The objector may claim that v. 12 makes clear that which was lacking in v. 11. Verse 12 reads as follows:

… and the father of circumcision to those who not only are of the circumcision, but who also walk in the steps of the faith which our father Abraham had while still uncircumcised.

“Ah,” our pretend objector might say, “you see, this righteousness is imputed because of faith plus walking according to that faith.” This is not what the text says. The person who walks faithfully walks because of faith, a faith which Paul has already claimed is the instrument of this imputed righteousness (vv. 9, 10).
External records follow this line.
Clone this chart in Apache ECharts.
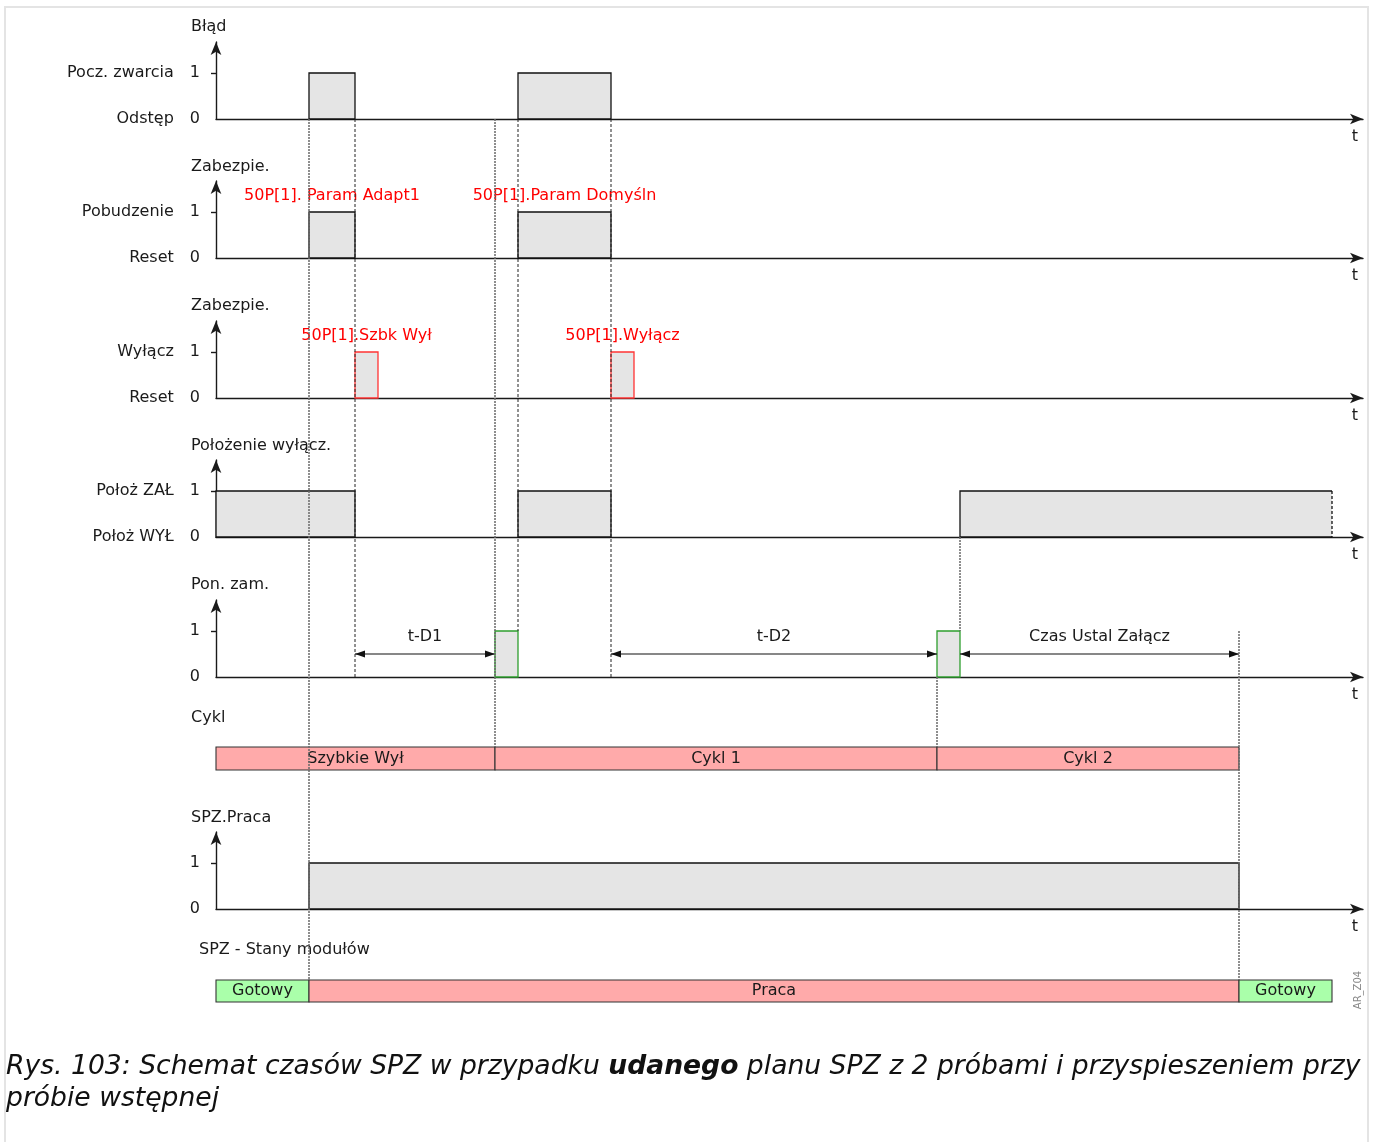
<!DOCTYPE html>
<html>
<head>
<meta charset="utf-8">
<script src="https://cdn.jsdelivr.net/npm/echarts@6/dist/echarts.min.js"></script>
<style>
  html, body { margin: 0; padding: 0; background: #fff; }
  #chart { width: 1377px; height: 1142px; }
</style>
</head>
<body>
<div id="chart"></div>
<script>
// time runs in arbitrary units from the vertical axes
const tMax = 1147;

const rowTitles = ['Błąd', 'Zabezpie.', 'Zabezpie.', 'Położenie wyłącz.', 'Pon. zam.', 'Cykl', 'SPZ.Praca', 'SPZ - Stany modułów'];
const levelNames = [
  ['Odstęp', 'Pocz. zwarcia'],
  ['Reset', 'Pobudzenie'],
  ['Reset', 'Wyłącz'],
  ['Położ WYŁ', 'Położ ZAŁ'],
  ['', ''],
  null,
  ['', ''],
  null
];

const faultPulses = [[93, 139], [302, 395]];
const pickupPulses = [[93, 139, '50P[1]. Param Adapt1'], [302, 395, '50P[1].Param Domyśln']];
const tripPulses = [[139, 162, '50P[1].Szbk Wył'], [395, 418, '50P[1].Wyłącz']];
const breakerPulses = [[0, 139], [302, 395], [744, 1116]];
const closePulses = [[279, 302], [721, 744]];
const timeSpans = [[139, 279, 't-D1'], [395, 721, 't-D2'], [744, 1023, 'Czas Ustal Załącz']];
const cycleStates = [[0, 279, 'Szybkie Wył'], [279, 721, 'Cykl 1'], [721, 1023, 'Cykl 2']];
const arRunning = [[93, 1023]];
const moduleStates = [[0, 93, 'Gotowy'], [93, 1023, 'Praca'], [1023, 1116, 'Gotowy']];

// [time, fromRow, fromLevel, toRow, toLevel]
const blackGuides = [[139, 0, 0, 4, 0], [302, 0, 0, 4, 1], [395, 0, 0, 4, 0]];
const greyGuides = [[93, 0, 0, 7, 1], [279, 0, 0, 5, 1], [721, 4, 0, 5, 1], [744, 3, 0, 4, 1], [1023, 4, 1, 7, 1]];

// layout (pixels)
const levelTop = [73, 212, 352, 491, 631, 747, 863, 980];
const levelH = [46, 46, 46, 46, 46, 23, 46, 22];
const titleY = [27, 167, 306, 446, 585, 718, 818, 950];
const titleX = [191, 191, 191, 191, 191, 191, 191, 199];
const arrowRoom = 31;

const FONT = 'DejaVu Sans';
const FS = 16;
const ink = '#1a1a1a';
const pulseFill = '#e5e5e5';
const stateColor = { 'Gotowy': '#aaffaa' };
const pink = '#ffaaaa';
const axisStyle = { color: '#1a1a1a', width: 1.4 };

const hasAxis = i => levelNames[i] !== null;

const grids = levelTop.map((top, i) => hasAxis(i)
  ? { left: 216, right: 14, top: top - arrowRoom, height: levelH[i] + arrowRoom }
  : { left: 216, right: 14, top: top, height: levelH[i] });

const xAxes = levelTop.map((_, i) => ({
  gridIndex: i,
  type: 'value',
  min: 0,
  max: tMax,
  show: hasAxis(i),
  name: 't',
  nameLocation: 'end',
  nameGap: -8,
  nameTextStyle: { align: 'center', verticalAlign: 'top', padding: [10, 0, 0, 0], fontSize: FS, color: ink },
  axisLine: { show: true, symbol: ['none', 'arrow'], symbolSize: [8, 13], lineStyle: axisStyle },
  axisTick: { show: false },
  axisLabel: { show: false },
  splitLine: { show: false }
}));

const yAxes = levelTop.map((_, i) => hasAxis(i) ? {
  gridIndex: i,
  type: 'value',
  min: 0,
  max: (levelH[i] + arrowRoom) / levelH[i],
  axisLine: { show: true, onZero: false, symbol: ['none', 'arrow'], symbolSize: [8, 13], lineStyle: axisStyle },
  axisTick: { show: true, length: 5, customValues: [1], lineStyle: axisStyle },
  axisLabel: {
    customValues: [0, 1],
    margin: 16,
    formatter: v => (levelNames[i][v] ? '{n|' + levelNames[i][v] + '}' : '') + '{v|' + v + '}',
    rich: {
      n: { fontSize: FS, color: ink, fontFamily: FONT },
      v: { fontSize: FS, color: ink, fontFamily: FONT, padding: [0, 0, 0, 16] }
    }
  },
  splitLine: { show: false }
} : { gridIndex: i, type: 'value', min: 0, max: 1, show: false });

function pulseSeries(row, pulses, stroke, openEnd) {
  return {
    type: 'custom',
    xAxisIndex: row,
    yAxisIndex: row,
    clip: false,
    z: 3,
    data: pulses.map(p => [p[0], p[1]]),
    encode: { x: [0, 1] },
    renderItem: (params, api) => {
      const p = pulses[params.dataIndex];
      const a = api.coord([p[0], 0]);
      const b = api.coord([p[1], 1]);
      const children = [];
      const open = openEnd && params.dataIndex === pulses.length - 1;
      children.push({
        type: 'rect',
        shape: { x: a[0], y: b[1], width: b[0] - a[0], height: a[1] - b[1] },
        style: { fill: pulseFill, stroke: open ? null : stroke, lineWidth: 1.3 }
      });
      if (open) {
        children.push({ type: 'polyline', shape: { points: [[b[0], a[1]], [a[0], a[1]], [a[0], b[1]], [b[0], b[1]]] }, style: { fill: null, stroke: stroke, lineWidth: 1.3 } });
        children.push({ type: 'line', shape: { x1: b[0], y1: b[1], x2: b[0], y2: a[1] }, style: { stroke: stroke, lineWidth: 1.3, lineDash: [3, 2] } });
      }
      if (p[2]) {
        children.push({
          type: 'text',
          style: { text: p[2], x: (a[0] + b[0]) / 2, y: b[1] - 16, align: 'center', verticalAlign: 'middle', fill: '#ff0000', font: FS + 'px "' + FONT + '"' }
        });
      }
      return { type: 'group', children };
    }
  };
}

function stateSeries(row, states) {
  return {
    type: 'custom',
    xAxisIndex: row,
    yAxisIndex: row,
    clip: false,
    z: 3,
    data: states.map(s => [s[0], s[1]]),
    encode: { x: [0, 1] },
    renderItem: (params, api) => {
      const s = states[params.dataIndex];
      const a = api.coord([s[0], 0]);
      const b = api.coord([s[1], 1]);
      return {
        type: 'group',
        children: [
          { type: 'rect', shape: { x: a[0], y: b[1], width: b[0] - a[0], height: a[1] - b[1] },
            style: { fill: stateColor[s[2]] || pink, stroke: '#333', lineWidth: 1.1 } },
          { type: 'text', style: { text: s[2], x: (a[0] + b[0]) / 2, y: (a[1] + b[1]) / 2, align: 'center', verticalAlign: 'middle', fill: ink, font: FS + 'px "' + FONT + '"' } }
        ]
      };
    }
  };
}

const spanSeries = {
  type: 'custom',
  xAxisIndex: 4,
  yAxisIndex: 4,
  clip: false,
  z: 4,
  data: timeSpans.map(s => [s[0], s[1]]),
  encode: { x: [0, 1] },
  renderItem: (params, api) => {
    const s = timeSpans[params.dataIndex];
    const a = api.coord([s[0], 0.5]);
    const b = api.coord([s[1], 0.5]);
    const y = a[1];
    return {
      type: 'group',
      children: [
        { type: 'line', shape: { x1: a[0], y1: y, x2: b[0], y2: y }, style: { stroke: '#111', lineWidth: 1.2 } },
        { type: 'polygon', shape: { points: [[a[0], y], [a[0] + 10, y - 3.5], [a[0] + 10, y + 3.5]] }, style: { fill: '#111' } },
        { type: 'polygon', shape: { points: [[b[0], y], [b[0] - 10, y - 3.5], [b[0] - 10, y + 3.5]] }, style: { fill: '#111' } },
        { type: 'text', style: { text: s[2], x: (a[0] + b[0]) / 2, y: y - 17, align: 'center', verticalAlign: 'middle', fill: ink, font: FS + 'px "' + FONT + '"' } }
      ]
    };
  }
};

const titleGraphics = rowTitles.map((t, i) => ({
  type: 'text', id: 'title' + i, x: titleX[i], y: titleY[i],
  style: { text: t, fill: ink, font: FS + 'px "' + FONT + '"', verticalAlign: 'middle' }
}));

const option = {
  animation: false,
  textStyle: { fontFamily: FONT },
  grid: grids,
  xAxis: xAxes,
  yAxis: yAxes,
  series: [
    pulseSeries(0, faultPulses, '#111', false),
    pulseSeries(1, pickupPulses, '#111', false),
    pulseSeries(2, tripPulses, '#ff3333', false),
    pulseSeries(3, breakerPulses, '#111', true),
    pulseSeries(4, closePulses, '#2e9e2e', false),
    spanSeries,
    stateSeries(5, cycleStates),
    pulseSeries(6, arRunning, '#111', false),
    stateSeries(7, moduleStates)
  ],
  graphic: titleGraphics.concat([
    { type: 'rect', id: 'frame', shape: { x: 5, y: 7, width: 1363, height: 1160 }, style: { fill: null, stroke: '#e4e4e4', lineWidth: 2 }, z: -1 },
    { type: 'text', id: 'code', x: 1358, y: 990, rotation: Math.PI / 2,
      style: { text: 'AR_Z04', fill: '#888', font: '10px "' + FONT + '"', align: 'center', verticalAlign: 'middle' } },
    { type: 'text', id: 'cap1', x: 6, y: 1067,
      style: {
        text: '{i|Rys. 103: Schemat czasów SPZ w przypadku }{b|udanego}{i| planu SPZ z 2 próbami i przyspieszeniem przy}',
        verticalAlign: 'middle',
        rich: {
          i: { fontFamily: FONT, fontStyle: 'italic', fontSize: 26.6, fill: '#111' },
          b: { fontFamily: FONT, fontStyle: 'italic', fontWeight: 'bold', fontSize: 26.6, fill: '#111' }
        }
      } },
    { type: 'text', id: 'cap2', x: 6, y: 1099,
      style: { text: 'próbie wstępnej', fill: '#111', font: 'italic 26.6px "' + FONT + '"', verticalAlign: 'middle' } }
  ])
};

const chart = echarts.init(document.getElementById('chart'));
chart.setOption(option);

// vertical guide lines across rows, placed through each row's own scales
function guideLines(list, color, width, dash, prefix) {
  return list.map((g, k) => {
    const p1 = chart.convertToPixel({ gridIndex: g[1] }, [g[0], g[2]]);
    const p2 = chart.convertToPixel({ gridIndex: g[3] }, [g[0], g[4]]);
    return {
      type: 'line', id: prefix + k, z: 10,
      shape: { x1: p1[0], y1: p1[1], x2: p2[0], y2: p2[1] },
      style: { stroke: color, lineWidth: width, lineDash: dash }
    };
  });
}
chart.setOption({
  graphic: guideLines(greyGuides, '#6a6a6a', 1.5, [2, 1], 'g').concat(guideLines(blackGuides, '#222', 1, [3, 2], 'b'))
});
</script>
</body>
</html>
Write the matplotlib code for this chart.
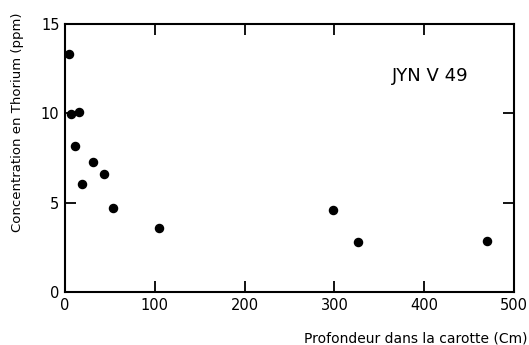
import matplotlib
matplotlib.use("Agg")
import matplotlib.pyplot as plt

# Thorium concentration vs depth, core JYN V 49
depth_cm = [4.5, 6.3, 10.8, 15.6, 19.0, 31.6, 43.5, 53.0, 104.4, 298.0, 326.0, 470.0]
thorium_ppm = [13.3, 9.95, 8.2, 10.1, 6.05, 7.3, 6.6, 4.68, 3.6, 4.6, 2.8, 2.83]

x_ticks = [0, 100, 200, 300, 400, 500]
y_ticks = [0, 5, 10, 15]

plt.rcParams['font.family'] = ['DejaVu Sans']

fig = plt.figure(figsize=(5.29, 3.45), dpi=100)
ax = fig.add_axes([0.1229, 0.1536, 0.8488, 0.7768])

ax.scatter(depth_cm, thorium_ppm, s=34, color='black', zorder=3)

ax.set_xlim(0, 500)
ax.set_ylim(0, 15)
ax.set_xticks(x_ticks)
ax.set_yticks(y_ticks)
ax.tick_params(direction='in', length=8, width=1.3, top=True, right=True,
               labelsize=10.5, pad=4)
for side in ax.spines.values():
    side.set_linewidth(1.5)

# axis titles placed as in the original figure
ax.set_ylabel('Concentration en Thorium (ppm)', fontsize=9.5, va='center')
ax.yaxis.set_label_coords(-0.105, 0.634)
ax.set_xlabel('Profondeur dans la carotte (Cm)', fontsize=10, va='center', ha='right')
ax.xaxis.set_label_coords(1.029, -0.172)

ax.text(407, 12.1, 'JYN V 49', fontsize=13, ha='center', va='center')

fig.savefig('out.png', dpi=100)
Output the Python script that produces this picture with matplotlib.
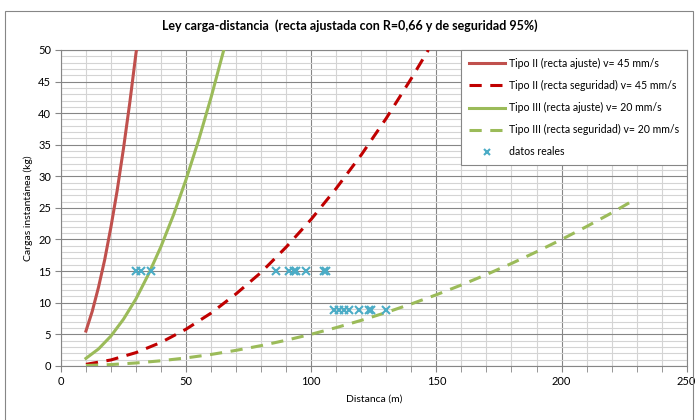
import matplotlib.pyplot as plt
from matplotlib.patches import Rectangle
from matplotlib.ticker import MultipleLocator

plt.rcParams['font.family'] = ['Lato', 'DejaVu Sans']

# Tipo II, recta ajuste (v = 45 mm/s)
dist_t2_aj = [10, 12.5, 15, 17.5, 20, 22.5, 25, 27.5, 30, 30.2]
carga_t2_aj = [5.5, 8.6, 12.4, 16.8, 22.0, 27.8, 34.4, 41.6, 49.5, 50.0]

# Tipo II, recta seguridad (v = 45 mm/s)
dist_t2_seg = [10, 20, 30, 40, 50, 60, 70, 80, 90, 100, 110, 120, 130, 140, 146.8]
carga_t2_seg = [0.23, 0.93, 2.09, 3.71, 5.8, 8.35, 11.4, 14.8, 18.8, 23.2, 28.1, 33.4, 39.2, 45.5, 50.0]

# Tipo III, recta ajuste (v = 20 mm/s)
dist_t3_aj = [10, 15, 20, 25, 30, 35, 40, 45, 50, 55, 60, 65, 65.1]
carga_t3_aj = [1.18, 2.66, 4.72, 7.38, 10.6, 14.5, 18.9, 23.9, 29.5, 35.7, 42.5, 49.9, 50.0]

# Tipo III, recta seguridad (v = 20 mm/s)
dist_t3_seg = [10, 20, 30, 40, 50, 60, 70, 80, 90, 100, 110, 120, 130, 140, 150,
               160, 170, 180, 190, 200, 210, 220, 227]
carga_t3_seg = [0.05, 0.2, 0.45, 0.8, 1.25, 1.8, 2.45, 3.2, 4.05, 5.0, 6.05, 7.2, 8.45,
                9.8, 11.25, 12.8, 14.45, 16.2, 18.05, 20.0, 22.05, 24.2, 25.8]

# datos reales
dist_datos = [30, 32, 36, 86, 91, 93, 94, 98, 105, 106,
              109, 111, 113, 115, 119, 123, 124, 130]
carga_datos = [15, 15, 15, 15, 15, 15, 15, 15, 15, 15,
               8.9, 8.9, 8.9, 8.9, 8.9, 8.9, 8.9, 8.9]

rojo = '#C0504D'
rojo_osc = '#C00000'
verde = '#9BBB59'
cian = '#4BACC6'
gris = '#868686'

fig = plt.figure(figsize=(7, 4.2), dpi=100)
ax = fig.add_axes([0.087, 0.129, 0.894, 0.752])

lw = 2.2
ax.plot(dist_t2_aj, carga_t2_aj, color=rojo, lw=lw,
        label='Tipo II (recta ajuste) v= 45 mm/s', zorder=3)
ax.plot(dist_t2_seg, carga_t2_seg, color=rojo_osc, lw=lw, dashes=(4, 2.8),
        dash_capstyle='butt', label='Tipo II (recta seguridad) v= 45 mm/s', zorder=3)
ax.plot(dist_t3_aj, carga_t3_aj, color=verde, lw=lw,
        label='Tipo III (recta ajuste) v= 20 mm/s', zorder=3)
ax.plot(dist_t3_seg, carga_t3_seg, color=verde, lw=lw, dashes=(4, 2.8),
        dash_capstyle='butt', label='Tipo III (recta seguridad) v= 20 mm/s', zorder=3)
ax.plot(dist_datos, carga_datos, ls='none', marker='x', ms=6, mew=1.5, color=cian,
        label='datos reales', zorder=4)

ax.set_xlim(0, 250)
ax.set_ylim(0, 50)
ax.xaxis.set_major_locator(MultipleLocator(50))
ax.xaxis.set_minor_locator(MultipleLocator(10))
ax.yaxis.set_major_locator(MultipleLocator(5))
ax.yaxis.set_minor_locator(MultipleLocator(1))

ax.grid(which='major', color=gris, lw=0.8, zorder=0)
ax.grid(which='minor', color='#D4D4D4', lw=0.8, zorder=0)
ax.set_axisbelow(True)

for s in ax.spines.values():
    s.set_color(gris)
    s.set_linewidth(0.8)
ax.tick_params(which='major', length=4, color=gris, labelsize=8, pad=3)
ax.tick_params(axis='x', which='minor', length=4, color=gris)
ax.tick_params(axis='y', which='minor', length=0)

ax.set_xlabel('Distanca (m)', fontsize=7.5, labelpad=6)
ax.set_ylabel('Cargas instantánea (kg)', fontsize=7.5, labelpad=4)

fig.text(0.5, 0.94, 'Ley carga-distancia  (recta ajustada con R=0,66 y de seguridad 95%)',
         ha='center', va='center', fontsize=9, fontweight='bold')

leg = ax.legend(loc='upper right', bbox_to_anchor=(1.0, 1.0), fontsize=7.6,
                handlelength=3.5, labelspacing=1.05, borderpad=0.75, handletextpad=0.3,
                markerscale=0.7, fancybox=False, framealpha=1, edgecolor=gris,
                borderaxespad=0)
leg.get_frame().set_linewidth(0.8)

# chart area border
fig.patches.append(Rectangle((5 / 700, -0.01), 688 / 700, 1 - 11 / 420 + 0.01,
                             transform=fig.transFigure, fill=False,
                             edgecolor=gris, lw=0.8))

fig.savefig('out.png', dpi=100)
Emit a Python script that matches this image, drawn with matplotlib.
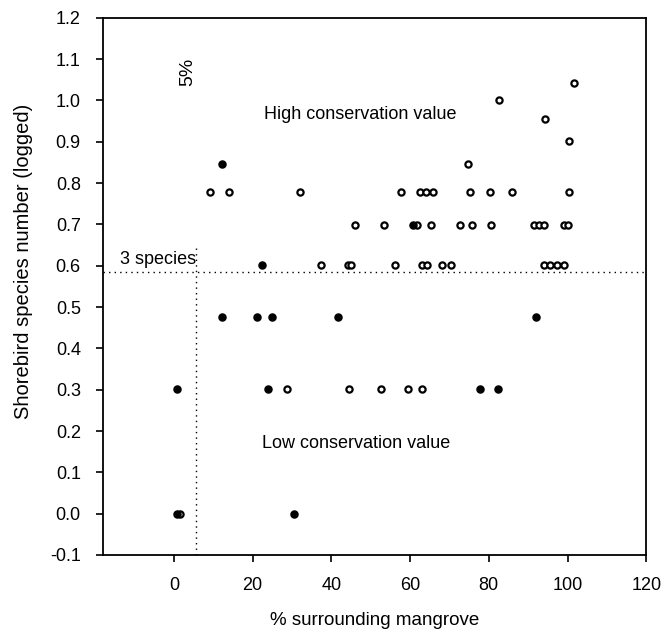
import matplotlib
matplotlib.use("Agg")
import matplotlib.pyplot as plt

plt.rcParams['font.family'] = ['Liberation Sans', 'DejaVu Sans']

# open-looking points (% mangrove, logged species number)
open_x = [9.1, 13.9, 32.0, 57.6, 62.5, 64.0, 65.7, 75.3, 80.3, 85.8, 100.5,
          46.1, 53.5, 61.8, 65.2, 72.7, 75.7, 80.6, 91.5, 92.7, 94.0, 99.2, 100.1,
          37.4, 44.3, 45.0, 56.1, 63.0, 64.3, 68.0, 70.3, 94.1, 95.6, 97.4, 99.2,
          28.8, 44.6, 52.7, 59.4, 63.1, 1.5,
          74.7, 100.3, 94.3, 82.7, 101.6]
open_y = [0.778, 0.778, 0.778, 0.778, 0.778, 0.778, 0.778, 0.778, 0.778, 0.778, 0.778,
          0.699, 0.699, 0.699, 0.699, 0.699, 0.699, 0.699, 0.699, 0.699, 0.699, 0.699, 0.699,
          0.602, 0.602, 0.602, 0.602, 0.602, 0.602, 0.602, 0.602, 0.602, 0.602, 0.602, 0.602,
          0.301, 0.301, 0.301, 0.301, 0.301, 0.0,
          0.845, 0.903, 0.954, 1.0, 1.041]

# solid points
solid_x = [12.1, 22.3, 60.8, 12.2, 21.2, 25.0, 41.8, 92.1, 0.8, 23.8, 77.7, 82.4, 0.9, 30.4]
solid_y = [0.845, 0.602, 0.699, 0.477, 0.477, 0.477, 0.477, 0.477, 0.301, 0.301, 0.301, 0.301, 0.0, 0.0]

species_cut = 0.585   # "3 species" threshold
mangrove_cut = 5.5    # "5%" threshold

x_ticks = [0, 20, 40, 60, 80, 100, 120]
y_ticks = [-0.1, 0.0, 0.1, 0.2, 0.3, 0.4, 0.5, 0.6, 0.7, 0.8, 0.9, 1.0, 1.1, 1.2]

fig = plt.figure(figsize=(6.69, 6.35), dpi=100)
ax = fig.add_axes([0.154, 0.126, 0.812, 0.846])

ax.plot([-18, 120], [species_cut, species_cut], color='black', lw=1.0,
        linestyle=(0, (1, 3)))
ax.plot([mangrove_cut, mangrove_cut], [-0.1, 0.65], color='black', lw=1.0,
        linestyle=(0, (1, 3)))

ax.scatter(open_x, open_y, s=20, facecolors='white', edgecolors='black',
           linewidths=1.6, zorder=3)
ax.scatter(solid_x, solid_y, s=26, color='black', zorder=3)

ax.text(-13.8, 0.615, "3 species", fontsize=13, va='center', ha='left')
ax.text(3.6, 1.07, "5%", fontsize=14, rotation=90, va='center', ha='center')
ax.text(23.0, 0.965, "High conservation value", fontsize=13, va='center')
ax.text(22.3, 0.17, "Low conservation value", fontsize=13, va='center')

ax.set_xlim(-18, 120)
ax.set_ylim(-0.1, 1.2)
ax.set_xticks(x_ticks)
ax.set_yticks(y_ticks)
ax.set_yticklabels([f"{v:.1f}" for v in y_ticks])
ax.tick_params(labelsize=13, direction='out', length=5, width=1.2, pad=11)
for side in ['left', 'bottom', 'top', 'right']:
    ax.spines[side].set_linewidth(1.3)

ax.set_xlabel("% surrounding mangrove", fontsize=13.5)
ax.set_ylabel("Shorebird species number (logged)", fontsize=14.5)
ax.xaxis.set_label_coords(0.5, -0.106)
ax.yaxis.set_label_coords(-0.128, 0.546)

fig.savefig("out.png", dpi=100)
Moreover, there is a distinction between faith on the one hand and the outworking of that faith on the other; otherwise, steps would not be the indirect object with faith being the direct object. If our interlocutor wanted to conflate the steps of faith with faith itself, they would simply need to explain why Paul doesn’t use the adjectival form pistos instead of the noun pistis. Pistos would describe someone who obeys from a heart of faith—a faithful person. It’s used of Epaphras in Colossians 1:7. In that case, verse 12 might read as follows: “… and the father of circumcision to those who not only are of the circumcision, but who are faithful…” But, as you can tell, not even the immediate context would allow for such a reading since Paul wants to describe the faith that was possessed by Abraham, antecedent to his obedience in circumcision. There is a necessary distinction between faith as something which is possessed, and obedience which is something that is performed as a result of the faith possessed.

Therefore, with Paul, we should conclude that Christ “became for us wisdom from God—and righteousness and sanctification and redemption… (1 Cor. 1:30).”